** start of DATA LINES **
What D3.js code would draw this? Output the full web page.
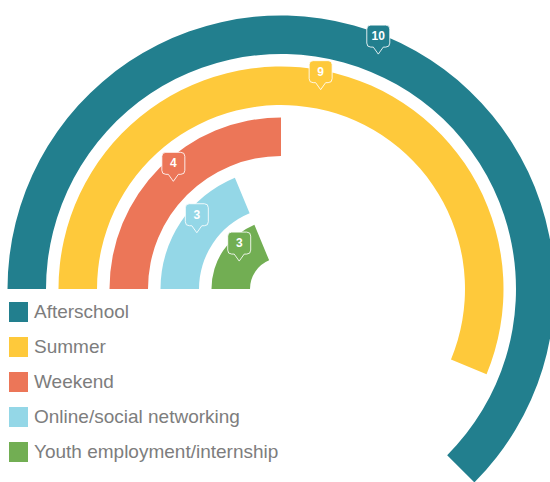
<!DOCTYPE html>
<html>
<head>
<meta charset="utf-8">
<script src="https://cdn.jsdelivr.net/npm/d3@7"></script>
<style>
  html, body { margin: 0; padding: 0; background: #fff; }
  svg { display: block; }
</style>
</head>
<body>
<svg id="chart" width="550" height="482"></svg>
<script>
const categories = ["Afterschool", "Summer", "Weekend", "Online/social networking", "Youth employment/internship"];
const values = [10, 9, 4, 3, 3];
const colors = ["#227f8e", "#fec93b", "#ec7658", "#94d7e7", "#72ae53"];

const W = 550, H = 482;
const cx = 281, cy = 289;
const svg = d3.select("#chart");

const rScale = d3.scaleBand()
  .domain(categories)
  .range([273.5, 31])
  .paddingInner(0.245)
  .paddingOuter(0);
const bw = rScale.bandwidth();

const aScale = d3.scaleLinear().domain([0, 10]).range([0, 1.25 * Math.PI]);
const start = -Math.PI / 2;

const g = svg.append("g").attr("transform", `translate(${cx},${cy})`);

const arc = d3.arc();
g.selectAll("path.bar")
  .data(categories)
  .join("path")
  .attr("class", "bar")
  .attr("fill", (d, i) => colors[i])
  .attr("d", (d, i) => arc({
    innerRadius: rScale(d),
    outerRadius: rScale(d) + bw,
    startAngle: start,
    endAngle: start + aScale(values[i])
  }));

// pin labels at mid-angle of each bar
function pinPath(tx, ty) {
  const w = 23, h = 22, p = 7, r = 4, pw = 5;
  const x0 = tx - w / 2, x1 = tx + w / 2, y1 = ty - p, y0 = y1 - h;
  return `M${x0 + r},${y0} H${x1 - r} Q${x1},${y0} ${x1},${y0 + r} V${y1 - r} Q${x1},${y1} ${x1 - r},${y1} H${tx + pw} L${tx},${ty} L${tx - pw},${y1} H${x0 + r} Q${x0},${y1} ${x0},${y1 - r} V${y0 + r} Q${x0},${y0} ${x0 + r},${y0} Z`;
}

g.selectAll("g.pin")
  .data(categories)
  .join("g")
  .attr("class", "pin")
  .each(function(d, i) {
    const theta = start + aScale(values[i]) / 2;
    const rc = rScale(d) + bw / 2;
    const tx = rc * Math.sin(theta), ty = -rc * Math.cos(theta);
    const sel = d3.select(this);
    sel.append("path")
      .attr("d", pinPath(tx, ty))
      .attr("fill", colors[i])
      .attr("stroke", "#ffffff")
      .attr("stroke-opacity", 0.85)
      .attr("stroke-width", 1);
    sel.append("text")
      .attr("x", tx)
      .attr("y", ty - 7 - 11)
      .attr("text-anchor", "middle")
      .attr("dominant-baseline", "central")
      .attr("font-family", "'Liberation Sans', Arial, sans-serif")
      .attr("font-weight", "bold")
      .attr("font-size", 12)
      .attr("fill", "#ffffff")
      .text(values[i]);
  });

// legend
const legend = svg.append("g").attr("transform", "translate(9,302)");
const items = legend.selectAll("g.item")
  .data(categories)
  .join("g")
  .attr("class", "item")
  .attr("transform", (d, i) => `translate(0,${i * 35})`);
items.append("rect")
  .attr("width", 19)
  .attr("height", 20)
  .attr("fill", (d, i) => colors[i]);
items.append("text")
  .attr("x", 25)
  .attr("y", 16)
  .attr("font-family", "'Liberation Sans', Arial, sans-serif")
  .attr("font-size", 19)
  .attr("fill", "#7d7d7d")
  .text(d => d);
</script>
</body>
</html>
** end of DATA LINES **
**AIM:**
Across the data above, how many lines include the word "this"? Give only the count.

**WRITTEN SOLUTION:**
2